“Heavy Metal Parking Lot” turns 40 with first-ever public screening of unedited footage
On May 31, 1986, filmmakers John Heyn and Jeff Krulik pulled into the parking lot of the Capital Centre in Landover, Maryland, and spent an afternoon filming Judas Priest fans before a concert. The resulting 16-minute short is now widely regarded as one of the greatest rock documentaries ever made. Forty years to the day, on May 31, 2026, AFI Silver Theatre in Silver Spring hosted the first-ever public screening of the full 60 minutes of original unedited source footage from that afternoon.
“Heavy Metal Parking Lot” endures as an unrepeatable time capsule of 1980s metal culture: spandex, denim, mullets, muscle cars, cheap beer and the kind of unfiltered fandom that no studio could manufacture. Rolling Stone ranked it 33rd on its list of the 40 greatest rock documentaries of all time. At the anniversary event, Heyn and Krulik provided live commentary as the raw footage played in real time. The full edited short followed, and audience members had the chance to meet some of the film’s subjects in person. Tickets were priced between $8 and $14.

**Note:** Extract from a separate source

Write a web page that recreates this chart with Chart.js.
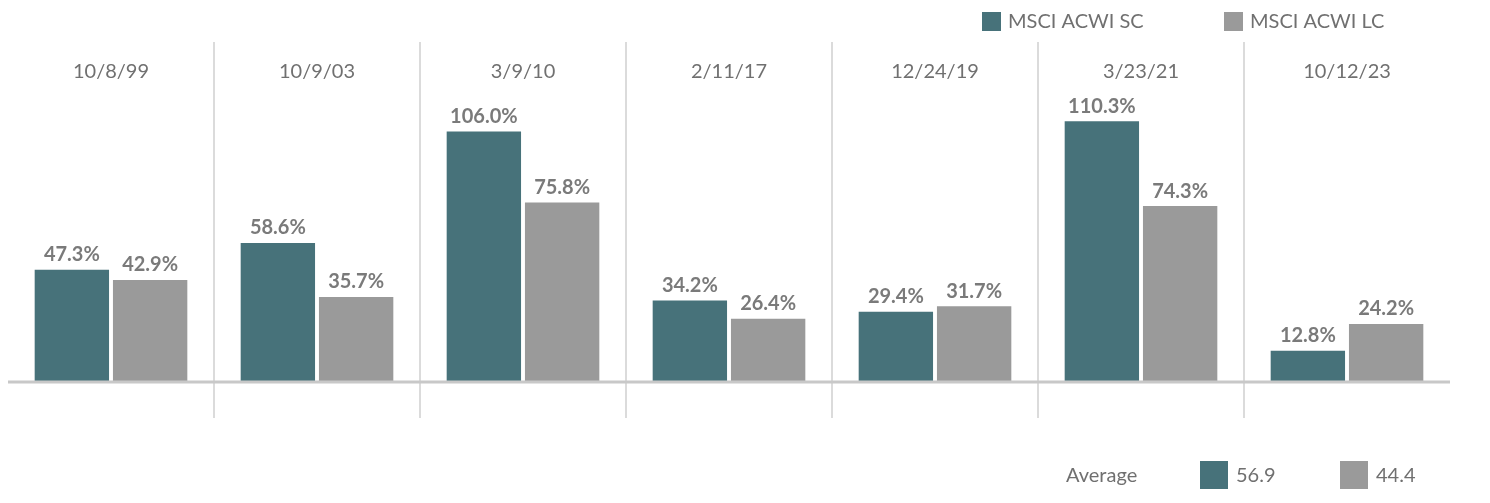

The evening also served as a tribute to several of the film’s participants who have since passed away, including Cherie “Girl in the White Dress” Steinbacher, who died in February 2026 after years of suffering from multiple sclerosis. Looking ahead, Heyn and Krulik announced an expansive slate of anniversary projects: a feature documentary following up with the film’s stars, a Kickstarter-funded book tied to a Los Angeles exhibition at Roger Gastman’s Beyond The Streets gallery, a fundraising concert and a script read.